Он ждал от своих слов особого эффекта, но они, как ему показалось, не произвели никакого впечатления. Афиноген Павлович будто совсем не услышал сказанного, а Любовь Ивановна смотрела грустными глазами куда-то в угол, поверх лысой головы старосты.
— Это большая радость для нас, а особенно для детворы, — добавил староста, очевидно не зная, что еще сказать.
— Да… — крякнул Афиноген Павлович и беспокойно завозился на стуле.
— Я прошу господ учителей приступить к работе.
Молчание было принято за согласие.
— Детей нужно учить, и особенно теперь! — Староста вспомнил неприятные надписи на воротах и добавил. — Чтобы не рождались в их головах безобразия! А наука, известно, не в лес ведет, а из лесу выводит. Нужно воспитывать богобоязненность, уважение к власти, к старшим, потому что без этого…
— Время, пожалуй, и на пенсию, — не слушая старосту, вслух подумал Афиноген Павлович.
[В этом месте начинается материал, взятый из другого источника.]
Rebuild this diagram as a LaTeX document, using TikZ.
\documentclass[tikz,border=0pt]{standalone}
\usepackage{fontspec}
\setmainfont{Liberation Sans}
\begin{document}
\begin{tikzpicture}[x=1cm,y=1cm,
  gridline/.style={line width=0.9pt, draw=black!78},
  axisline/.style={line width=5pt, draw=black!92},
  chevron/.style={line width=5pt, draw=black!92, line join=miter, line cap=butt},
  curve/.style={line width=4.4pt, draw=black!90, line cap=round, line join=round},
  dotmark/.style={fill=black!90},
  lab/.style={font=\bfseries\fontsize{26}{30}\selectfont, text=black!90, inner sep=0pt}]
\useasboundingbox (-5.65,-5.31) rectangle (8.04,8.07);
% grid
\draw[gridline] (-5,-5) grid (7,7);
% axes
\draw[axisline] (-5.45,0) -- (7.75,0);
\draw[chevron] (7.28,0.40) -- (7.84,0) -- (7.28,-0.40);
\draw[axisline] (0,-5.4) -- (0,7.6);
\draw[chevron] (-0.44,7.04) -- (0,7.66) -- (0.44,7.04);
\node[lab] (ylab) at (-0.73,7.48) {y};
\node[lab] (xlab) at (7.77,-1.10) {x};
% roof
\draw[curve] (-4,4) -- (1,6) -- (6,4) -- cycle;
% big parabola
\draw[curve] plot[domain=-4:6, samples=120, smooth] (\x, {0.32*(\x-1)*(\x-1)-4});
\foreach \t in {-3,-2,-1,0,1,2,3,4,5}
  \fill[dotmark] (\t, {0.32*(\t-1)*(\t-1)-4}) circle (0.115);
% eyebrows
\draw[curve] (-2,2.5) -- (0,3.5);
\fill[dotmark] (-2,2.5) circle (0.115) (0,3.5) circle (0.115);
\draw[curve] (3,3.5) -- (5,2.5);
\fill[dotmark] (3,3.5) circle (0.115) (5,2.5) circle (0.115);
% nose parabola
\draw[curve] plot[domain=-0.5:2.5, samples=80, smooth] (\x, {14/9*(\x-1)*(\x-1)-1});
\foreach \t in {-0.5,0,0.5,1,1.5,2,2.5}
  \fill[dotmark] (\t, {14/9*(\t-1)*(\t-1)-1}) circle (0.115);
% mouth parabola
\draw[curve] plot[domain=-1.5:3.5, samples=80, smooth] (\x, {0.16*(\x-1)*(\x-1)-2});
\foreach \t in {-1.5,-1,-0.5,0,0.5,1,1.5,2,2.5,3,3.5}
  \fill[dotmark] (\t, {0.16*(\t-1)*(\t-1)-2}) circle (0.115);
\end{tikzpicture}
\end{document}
— Я вас очень прошу, Афиноген Павлович!
— Хорошо, — не раздумывая, согласилась учительница.
— Вот и чудесно! — обрадовался Лукан. Потом он снова стал серьезным, скрюченными пальцами обеих рук пригладил растрепанные пряди волос и как бы между прочим, значительно, с чувством собственного достоинства сказал: — А так как батюшки у нас нет, закону божьему, по старой памяти, буду учить я сам.
Взгляд старого учителя прояснился, и он с любопытством посмотрел на Лукана. А тот, не заметив этого взгляда, продолжал:
— Вот так, рядом-ладом, с божьей помощью и потрудимся для нашей же пользы.
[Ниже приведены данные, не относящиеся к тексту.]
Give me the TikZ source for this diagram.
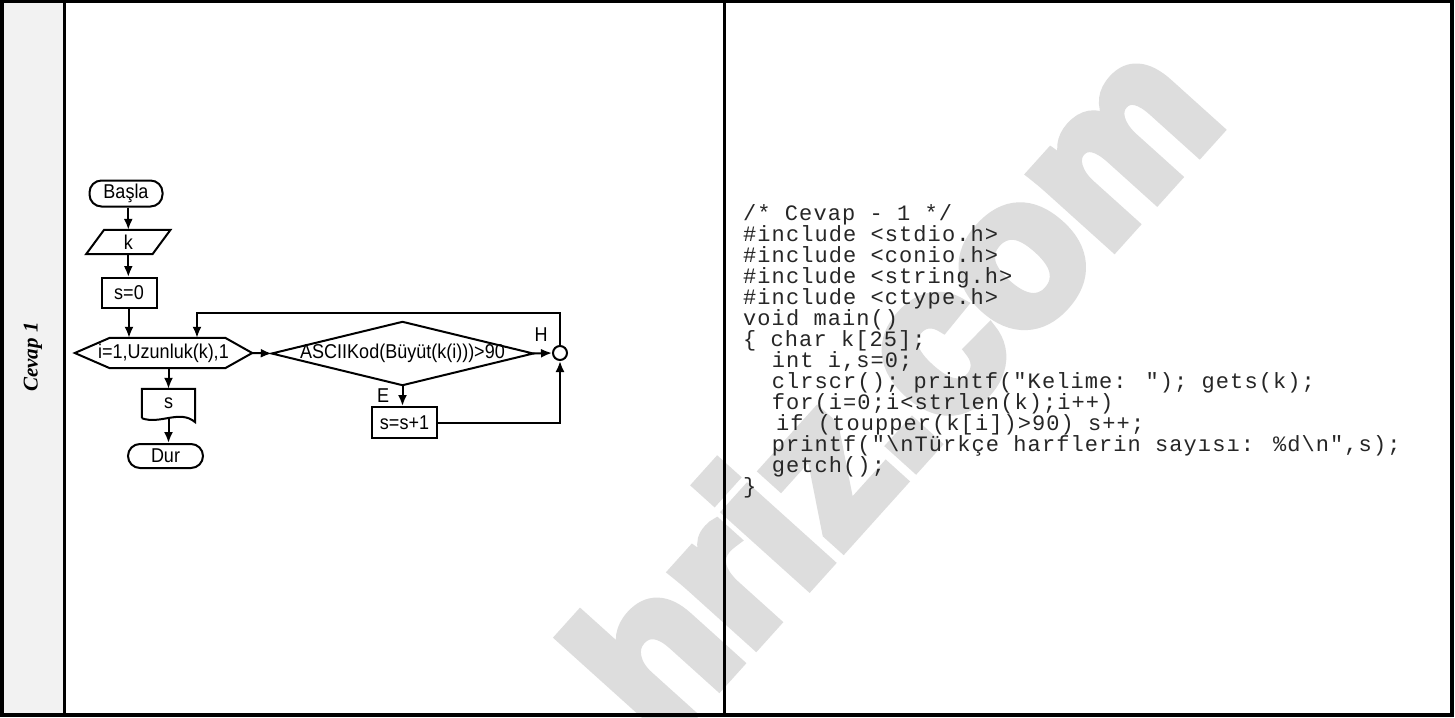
\documentclass[tikz,border=0pt]{standalone}
\usepackage{fontspec}
\setmainfont{Liberation Sans}
\newfontfamily\fcfont{Liberation Sans}[FakeStretch=0.9]
\newfontfamily\wmfont{Liberation Sans Bold}[FakeBold=6]
\newfontfamily\codefont{Liberation Mono}[LetterSpace=4.9]
\newfontfamily\capfont{Liberation Serif}
\usetikzlibrary{arrows.meta}
\definecolor{stripgray}{HTML}{F2F2F2}
\definecolor{wmgray}{HTML}{DDDDDD}
\begin{document}
\begin{tikzpicture}[x=1pt,y=-1pt,
  fc/.style={font=\fcfont\fontsize{20}{22}\selectfont},
  boxshape/.style={draw, line width=2pt, inner sep=0pt, fc},
  termshape/.style={boxshape, rounded corners=12pt},
  frameshape/.style={inner sep=0pt, fc},
  outline/.style={line width=2pt, line join=miter},
  link/.style={line width=2pt},
  arr/.style={link, -{Latex[length=11pt,width=9pt]}},
  codeline/.style={anchor=base west, inner sep=0pt, text=black!85, font=\codefont\fontsize{22}{21}\selectfont},
  border/.style={line width=4pt},
  lbl/.style={inner sep=0pt, fc}
]
\useasboundingbox (0,0) rectangle (1455,717);
\fill[white] (0,0) rectangle (1455,717);
\fill[stripgray] (2,2) rectangle (64,715);
% watermark
\node[rotate=48, text=wmgray, inner sep=0pt, font=\wmfont\fontsize{205}{205}\selectfont] (wm) at (890,385) {hriz.com};
% frame
\draw[border] (2.2,1) rectangle (1452,715);
\draw[line width=3pt] (64.5,0) -- (64.5,717);
\draw[line width=3pt] (724.5,0) -- (724.5,717);
% side caption
\node[rotate=90, inner sep=0pt, font=\capfont\fontsize{21}{24}\selectfont\bfseries\itshape] (cap) at (33,357) {Cevap 1};
% flowchart
\node[termshape, minimum width=73, minimum height=26] (basla) at (126,193.5) {Başla};
\node[frameshape, minimum width=84, minimum height=24] (k) at (128.3,242) {k};
\draw[outline] ([xshift=18pt]k.north west) -- (k.north east) -- ([xshift=-18pt]k.south east) -- (k.south west) -- cycle;
\node[boxshape, minimum width=55, minimum height=30] (s0) at (129,293) {s=0};
\node[frameshape, minimum width=177, minimum height=30] (hex) at (163.5,353) {i=1,Uzunluk(k),1};
\draw[outline] (hex.west) -- ([xshift=35pt]hex.north west) -- ([xshift=-27pt]hex.north east) -- (hex.east) -- ([xshift=-27pt]hex.south east) -- ([xshift=35pt]hex.south west) -- cycle;
\node[frameshape, minimum width=261, minimum height=63] (dia) at (402.5,353.5) {ASCIIKod(Büyüt(k(i)))>90};
\draw[outline] (dia.west) -- (dia.north) -- (dia.east) -- (dia.south) -- cycle;
\node[circle, draw, line width=2pt, minimum size=14pt, inner sep=0pt] (circ) at (560,353) {};
\node[boxshape, minimum width=65, minimum height=31] (inc) at (404.5,422.5) {s=s+1};
\node[frameshape, minimum width=53, minimum height=29] (out) at (168.5,403.5) {s};
\draw[outline] (out.south west) -- (out.north west) -- (out.north east) -- ([yshift=-4pt]out.south east) .. controls (180,409) and (160,425) .. (out.south west);
\node[termshape, minimum width=75, minimum height=24] (dur) at (165.5,456) {Dur};
\node[lbl] (lblH) at (541,335) {H};
\node[lbl] (lblE) at (383,396) {E};
\coordinate (lp) at (197,313);
% connectors
\draw[arr] (basla.south -| k.north) -- (k.north);
\draw[arr] (k) -- (k |- s0.north);
\draw[arr] (s0) -- (s0 |- hex.north);
\draw[arr] (hex.east) -- (dia.west);
\draw[arr] (dia.east) -- (circ.west);
\draw[arr] (dia.south) -- (dia.south |- inc.north);
\draw[arr] (inc.east) -| (circ.south);
\draw[arr] (circ.north) |- (lp) -- (lp |- hex.north);
\draw[arr] (hex.south -| out.north) -- (out.north);
\draw[arr] (out.south) -- (out.south |- dur.north);
% code
\node[codeline] (c1) at (743,220) {/* Cevap - 1 */};
\node[codeline] (c2) at (743,241) {\#include <stdio.h>};
\node[codeline] (c3) at (743,262) {\#include <conio.h>};
\node[codeline] (c4) at (743,283) {\#include <string.h>};
\node[codeline] (c5) at (743,304) {\#include <ctype.h>};
\node[codeline] (c6) at (743,325) {void main()};
\node[codeline] (c7) at (743,346) {\{ char k[25];};
\node[codeline] (c8) at (743,367) {\hspace*{28.6pt}int i,s=0;};
\node[codeline] (c9) at (743,388) {\hspace*{28.6pt}clrscr(); printf("Kelime: "); gets(k);};
\node[codeline] (c10) at (743,409) {\hspace*{28.6pt}for(i=0;i<strlen(k);i++)};
\node[codeline] (c11) at (743,430) {\hspace*{33pt}if (toupper(k[i])>90) s++;};
\node[codeline] (c12) at (743,451) {\hspace*{28.6pt}printf("\textbackslash nTürkçe harflerin sayısı: \%d\textbackslash n",s);};
\node[codeline] (c13) at (743,472) {\hspace*{28.6pt}getch();};
\node[codeline] (c14) at (743,493) {\}};
\end{tikzpicture}
\end{document}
В этот момент полицай втолкнул в комнату какую-то женщину. Старосту ожидали более важные дела, и он отпустил учителей:
— До свиданья! Значит, завтра начинаем… А вы, Афиноген Павлович, уж не откажите в моей просьбе!
Словно не слыша ничего, не сказав ни слова, старик направился к выходу.
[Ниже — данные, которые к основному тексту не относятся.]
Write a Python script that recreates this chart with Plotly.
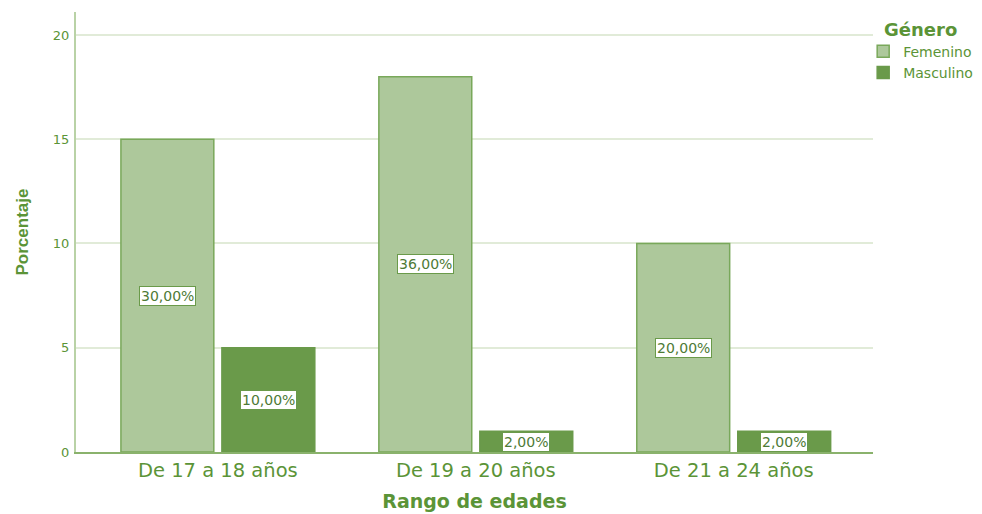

На улице Афиноген Павлович взял учительницу под руку. Он долго не отваживался начать разговор. Наконец он решился:
— Простите, коллега, но как вы думаете… как думаете учить?
— Как?.. Разумеется, как учат в школе.
— А программы? Учебники?
— Буду учить так, как учили когда-то меня. — Любовь Ивановна заговорщически улыбнулась.
На лбу Афиногена Павловича появились две глубокие морщины — знак того, что учитель напряженно думает. Потом морщины разгладились, взгляд просветлел.
— Спасибо! — тихо прошептал старик. Он отпустил руку девушки и, забыв от волнения попрощаться, поспешил домой.
Выполняя приказ…
За несколько дней собрав в отряд людей, Иван Павлович стал лагерем далеко в лесах за Днепром и начал старательно вести разведку на одной из важных стратегических дорог. Он хотел скорее найти самое уязвимое место врага.
После тщательной разведки было определено выгодное для начала боевых действий место.
Шоссейная дорога, по которой безостановочно шли машины противника, двигались его обозы, пролегала через леса и заросли, боры и непролазные чащи.
На удобной позиции отряд устроил засаду.
Партизаны залегли в придорожных кустах. За спиной у них шумел сосновый лес, а впереди, в низине, как на ладони виднелась дорога.
Вместе с комиссаром отряда Иван Павлович обходил и еще раз проверял боевую расстановку и готовность бойцов. На флангах были выставлены «максимы», в окопах притаились партизаны с винтовками и ручными пулеметами Дегтярева. Сбоку у каждого на всякий случай лежали гранаты, а кое у кого и бутылки с горючим.